Monday 4 May 2009

Recognize awesome - Puma Ad yang cam baie

I apologize for the lack of updates. I usually have a new post page open but I can never find anything to write about, that or im just lazy. I have been procastinating a lot lately, finding the smallest of things to do just so I dont have to sit down and open my books. I do find that I am not as stressed as I was last year though, possibly because I actually went into most of my classes this time round. Palui pulang masih ni, exams being in a week and alum blajar. But let me share my strategy with you, MAIN TARGET. I know it may seen like a dumb move, tapi my course always seems to recycle the format of the exam every year. They will always have the same 'pick 2 out of the 4 questions' and dont reuse any material you use for one question in the other. And the questions atu for the past 3 years at least, is always pasal the same topics. So its like begging me to main TARGET.

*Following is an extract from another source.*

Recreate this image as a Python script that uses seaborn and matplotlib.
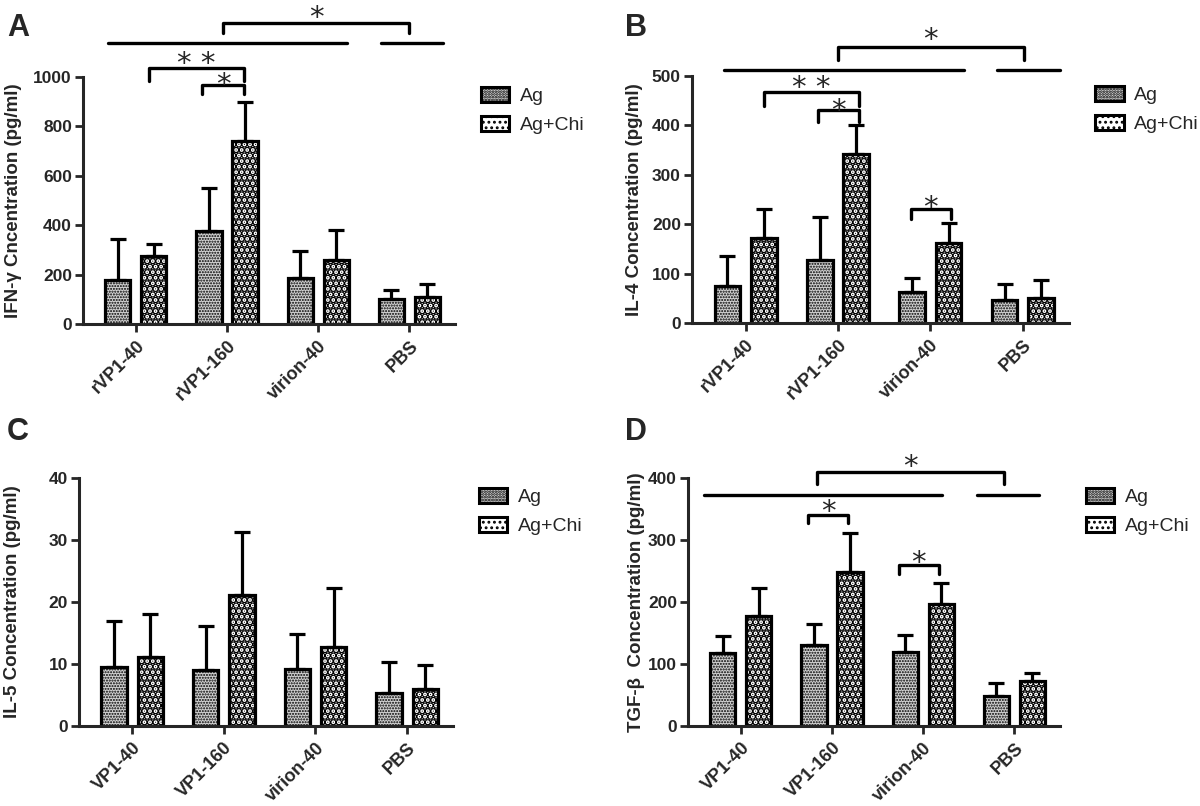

And I dont really see any problem in using this strategy. Its not like when im working im going to be put down on the spot, given a question and telling them everything I know about said question. Even if I do become a Barrister, I will have tons of time to prepare for a case and even that will be main target :P Its not like I have to memorize every fact of Criminal law to argue in one case, or every fact of European law if I was to argue in an EU case. I think the main point of exams is to put you under stress, and the person who can best deal with the stress will be the winner in the end. Even if that said person doesnt happen to get the highest mark in the end :P

But this just may be screwed up logic. I dont really know.

Last year at around this time, I blogged about become a better muslim. The very next day after I posted the post, ada comment that a good muslim doesnt date which I said I was going to do in the post. Of course, I took it that the comment'or was calling me a bad muslim. Ive been thinking about this for a couple of days now. Well a couple of weeks more like. And I think I finally sadar that in fact I have a long way to go. Even a simple piece of advice and my ego tarus went into full defense mode and then kan mentel mentel. If a simple comment can make my ego jadi basar, or my huge ego being hurt, then I am far from making myself be a better muslim. And this was one year ago, and baru baru kan sadar.

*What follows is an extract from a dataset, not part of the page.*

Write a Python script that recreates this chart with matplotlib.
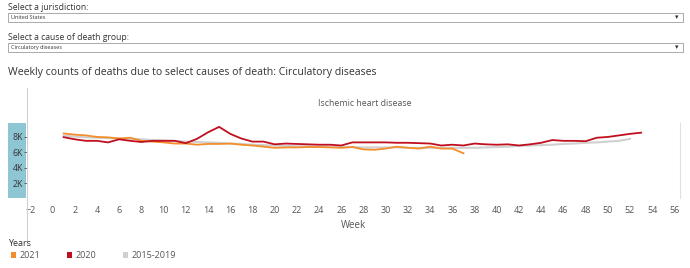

Its only lately I have been finding all the flaws in my life and realising most of my weaknesses. I dont really know if I have what it takes to better myself without having any help. As people, and especially me, its hard to notice our own flaws until we are pointed them out by someone else. Cana jua. Ego basar. Asal kan beibadat, kan mencari praise of some sort from anyone. Hancur ehh.

So basically, yang ku cakap ani, is nothing really. Just because aku sadar doesnt mean I can do much about it. I guess we just take steps in order to prevent it from getting worse and hopefully insyallah we will be given the strenght to better ourselves one day.